Assim, se a declaração de nulidade retroage à data em que o ato nulo restritivo de direito foi emitido, atingindo inclusive os seus efeitos, tem-se que o ato declarado nulo deixa de existir no mundo jurídico, restando desprovido de qualquer validade e eficácia.
Uma vez desprovido de validade e a eficácia desde a data em que foi emitido, não há como afirmar que tal “ato”, tido como inexistente, poderia interromper, suspender, afastar ou ter qualquer influência sobre o curso do prazo prescricional.
Seguindo esse raciocínio o Superior Tribunal de Justiça já se manifestou no sentido de que o ato ou processo administrativo nulo, por importar em sua exclusão do mundo jurídico e consequente perda de sua eficácia, não tem o condão de interromper a contagem de prazo prescricional da pretensão punitiva estatal.
Com efeito, nos casos em que o Poder Judiciário ou a própria Administração Pública declarar a nulidade de ato administrativo punitivo, é possível defender que tais atos não interromperam ou impediram o curso do prazo extintivo previsto no art.1o da Lei Federal 9.873/99.
Assim, se quando da declaração da nulidade já tiver decorrido 5 (cinco) anos da data da infração, deve-se reconhecer a prescrição do direito de a Autoridade Administrativa de impor a penalidade correspondente, o que quer dizer que o administrado não poderá mais sofrer qualquer punição administrativa em relação àquela infração.

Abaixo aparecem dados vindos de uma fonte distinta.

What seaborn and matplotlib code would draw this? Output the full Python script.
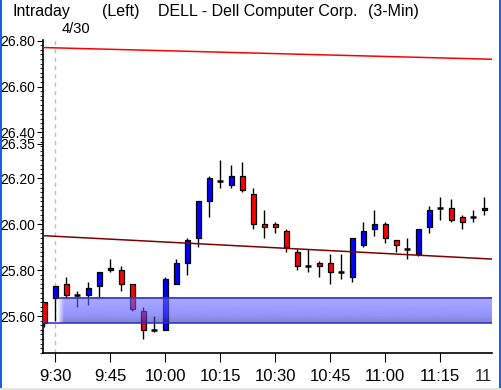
import numpy as np
import pandas as pd
import matplotlib
matplotlib.use("Agg")
import matplotlib.pyplot as plt
import seaborn as sns
from matplotlib.patches import Rectangle
from matplotlib.transforms import Bbox, TransformedBbox

# ---------------- data ----------------
times = ["9:27", "9:30", "9:33", "9:36", "9:39", "9:42", "9:45", "9:48", "9:51", "9:54",
         "9:57", "10:00", "10:03", "10:06", "10:09", "10:12", "10:15", "10:18", "10:21", "10:24",
         "10:27", "10:30", "10:33", "10:36", "10:39", "10:42", "10:45", "10:48", "10:51", "10:54",
         "10:57", "11:00", "11:03", "11:06", "11:09", "11:12", "11:15", "11:18", "11:21", "11:24",
         "11:27"]
opens = [25.66, 25.68, 25.74, 25.69, 25.69, 25.73, 25.80, 25.80, 25.74, 25.62,
         25.54, 25.54, 25.74, 25.83, 25.94, 26.10, 26.19, 26.17, 26.21, 26.13,
         26.00, 26.00, 25.97, 25.88, 25.82, 25.83, 25.83, 25.79, 25.77, 25.91,
         25.98, 26.00, 25.93, 25.89, 25.87, 25.99, 26.07, 26.07, 26.03, 26.03,
         26.06]
highs = [25.66, 25.73, 25.77, 25.71, 25.75, 25.79, 25.85, 25.82, 25.74, 25.64,
         25.60, 25.77, 25.85, 25.94, 26.10, 26.21, 26.28, 26.26, 26.27, 26.16,
         26.06, 26.01, 25.98, 25.89, 25.89, 25.84, 25.87, 25.87, 25.94, 26.01,
         26.06, 26.01, 25.93, 25.94, 25.98, 26.08, 26.12, 26.11, 26.04, 26.06,
         26.12]
lows = [25.55, 25.58, 25.68, 25.64, 25.65, 25.68, 25.79, 25.71, 25.62, 25.50,
        25.53, 25.54, 25.74, 25.78, 25.90, 26.03, 26.16, 26.16, 26.14, 25.98,
        25.94, 25.96, 25.88, 25.80, 25.79, 25.77, 25.74, 25.76, 25.75, 25.90,
        25.95, 25.92, 25.88, 25.85, 25.86, 25.96, 26.02, 26.01, 25.98, 26.01,
        26.04]
closes = [25.57, 25.73, 25.69, 25.69, 25.72, 25.79, 25.81, 25.74, 25.63, 25.54,
          25.54, 25.76, 25.83, 25.93, 26.10, 26.20, 26.19, 26.21, 26.15, 26.00,
          25.99, 25.99, 25.90, 25.82, 25.82, 25.82, 25.79, 25.79, 25.94, 25.97,
          26.00, 25.94, 25.91, 25.89, 25.98, 26.06, 26.07, 26.02, 26.01, 26.03,
          26.07]
upper_trend = [26.77, 26.72]     # at first and last bar
lower_trend = [25.95, 25.85]     # at first and last bar
band_low, band_high = 25.57, 25.68
y_tick_values = [25.60, 25.80, 26.00, 26.20, 26.35, 26.40, 26.60, 26.80]
x_tick_labels = ["9:30", "9:45", "10:00", "10:15", "10:30", "10:45", "11:00", "11:15", "11:30"]

df = pd.DataFrame({"time": times, "open": opens, "high": highs, "low": lows, "close": closes})
df["idx"] = np.arange(len(df))

# ---------------- figure ----------------
sns.set_style("white")
plt.rcParams["font.family"] = ["Liberation Sans", "DejaVu Sans"]

W, H = 501, 390
fig = plt.figure(figsize=(W / 100, H / 100), dpi=100)
fig.patch.set_facecolor("white")
L, R, T, B = 43.3, 491.7, 40.0, 353.3
ax = fig.add_axes([L / W, 1 - B / H, (R - L) / W, (B - T) / H])
ax.set_facecolor("white")

xmin, xmax = -0.09, 40.67
ax.set_xlim(xmin, xmax)
ax.set_ylim(25.4375, 26.803)

# trend lines (extended across the plot)
n = len(df) - 1
def extend(vals):
    slope = (vals[1] - vals[0]) / n
    return [vals[0] + slope * (xmin - 0), vals[0] + slope * (xmax - 0)]
tl = pd.DataFrame({"x": [xmin, xmax], "up": extend(upper_trend), "lo": extend(lower_trend)})
sns.lineplot(data=tl, x="x", y="up", ax=ax, color="#ff0000", lw=1.1, zorder=5)
sns.lineplot(data=tl, x="x", y="lo", ax=ax, color="#800000", lw=1.1, zorder=5)

# vertical dashed session line at 9:30
ax.axvline(1, color="#c0c0c0", lw=1.0, ls=(0, (3, 3)), zorder=1)

# candlesticks
bw = 0.45
up = df[df.close > df.open]
dn = df[df.close < df.open]
dj = df[df.close == df.open]
ax.vlines(df.idx, df.low, df.high, color="black", lw=1.0, zorder=2)
ax.bar(up.idx, up.close - up.open, bottom=up.open, width=bw, color="#0000ff",
       edgecolor="black", linewidth=0.9, zorder=3)
ax.bar(dn.idx, dn.open - dn.close, bottom=dn.close, width=bw, color="#ff0000",
       edgecolor="black", linewidth=0.9, zorder=3)
ax.hlines(dj.open, dj.idx - 0.26, dj.idx + 0.26, color="black", lw=1.8, zorder=3)

# translucent band with gradient
band_x0 = 1.15
ny, nx = 60, 400
t = np.linspace(0, 1, ny)[:, None]          # 0 top -> 1 bottom
rgba = np.zeros((ny, nx, 4))
top_c = np.array([0.45, 0.45, 1.0])
mid_c = np.array([0.30, 0.30, 1.0])
bot_c = np.array([0.20, 0.20, 0.55])
for k in range(3):
    col = np.where(t < 0.7, top_c[k] + (mid_c[k] - top_c[k]) * (t / 0.7),
                   mid_c[k] + (bot_c[k] - mid_c[k]) * ((t - 0.7) / 0.3))
    rgba[:, :, k] = col
xs = np.linspace(0, 1, nx)[None, :]
fade = np.clip(xs / 0.015, 0, 1)
rgba[:, :, 3] = 0.6 * fade
ax.imshow(rgba, extent=(band_x0, xmax, band_low, band_high), aspect="auto",
          interpolation="bilinear", zorder=4)
ax.hlines(band_high, band_x0, xmax, color="#2a2acc", lw=1.1, zorder=4)
ax.hlines(band_low, xmin, xmax, color="#2a2acc", lw=1.1, zorder=4)

# axes styling
for s in ["top", "right"]:
    ax.spines[s].set_visible(False)
for s in ["left", "bottom"]:
    ax.spines[s].set_color("black")
    ax.spines[s].set_linewidth(1.2)

ax.set_yticks(y_tick_values)
ax.set_yticklabels([f"{v:.2f}" for v in y_tick_values], fontsize=10)
ax.set_yticks(np.arange(25.44, 26.81, 0.02), minor=True)
ax.tick_params(axis="y", which="major", direction="out", length=4.5, width=0.8, pad=1.2,
               colors="black", left=True)
ax.tick_params(axis="y", which="minor", direction="out", length=2.2, width=0.7, left=True)

xfam = ["Liberation Sans Narrow", "Liberation Sans"]
xt = [1 + 5 * i for i in range(len(x_tick_labels) - 1)]
ax.set_xticks(xt)
ax.set_xticklabels(x_tick_labels[:-1], fontsize=12, family=xfam)
ax.tick_params(axis="x", which="major", direction="out", length=6.5, width=0.8, pad=5,
               colors="black", bottom=True)
# last label sits just past the axis end and is cut off at the chart edge
ann = ax.annotate(x_tick_labels[-1], xy=(1 + 5 * (len(x_tick_labels) - 1), 0),
                  xycoords=("data", "axes fraction"), xytext=(0, -11.5),
                  textcoords="offset points", fontsize=12, family=xfam,
                  ha="center", va="top", annotation_clip=False)
ann.set_clip_box(TransformedBbox(Bbox([[0, 0], [R / W, 1]]), fig.transFigure))
ann.set_clip_on(True)
ax.set_xlabel("")
ax.set_ylabel("")

# header texts
def ftxt(x, y, s, **kw):
    fig.text(x / W, 1 - y / H, s, va="baseline", ha="left", color="black", **kw)
ftxt(12, 16, "Intraday", fontsize=11.5)
ftxt(102, 16, "(Left)", fontsize=11.5)
ftxt(158, 16, "DELL - Dell Computer Corp.", fontsize=11.5)
ftxt(368, 16, "(3-Min)", fontsize=11.5)
ftxt(62, 32.7, "4/30", fontsize=10.5)

# window borders
fig.add_artist(Rectangle((0, 0), 2 / W, 1, transform=fig.transFigure, color="#1a5fe8", lw=0))
fig.add_artist(Rectangle((1 - 2 / W, 0), 2 / W, 1, transform=fig.transFigure, color="#1a5fe8", lw=0))
fig.add_artist(Rectangle((0, 0), 1, 2 / H, transform=fig.transFigure, color="#e4e4e4", lw=0))

fig.savefig("out.png", dpi=100)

Tal conclusão se coaduna com os fundamentos jurídicos da prescrição aqui expostos, na medida em que um processo que busca a declaração da nulidade de um ato administrativo pode durar anos e a reabertura do prazo quinquenal para que a Autoridade Administrativa pudesse fazer novamente o que já deveria ter feito dentro do período estabelecido em lei iria na contramão do objetivo maior do instituto da prescrição, que é proporcionar a estabilidade e a segurança jurídica, justamente evitando a indefinição prolongada das relações ou conflitos jurídicos.
Caroline Teixeira Mendes
Advogada e Mestre em Direito do Estado pela Universidade Federal do Paraná.
caroline@cleversonteixeira.adv.br
[1] AMARO, Luciano. Direito Tributário Brasileiro, op. cit., p. 396.
[2] MELLO, Celso Antônio Bandeira de. Curso de Direito Administrativo. 20. ed. São Paulo: Malheiros, 2006. p. 111-112.
[3] Hely Lopes Meirelles, Direito Administrativo Brasileiro, Malheiros: 33.ed. p. 174.
[4] Maria Sylvia Zanella Di Pietro; Direito Administrativo, Atlas: 15 ed. p. 226: como a desconformidade com a lei atinge o ato em suas origens, a anulação produz efeitos retroativos à data em que foi emitido (efeitos ex tunc, ou seja, a partir de então). Celso Antonio Bandeira de Mello, Curso de Direito Administrativo, Malheiros: 20. Ed, p.447.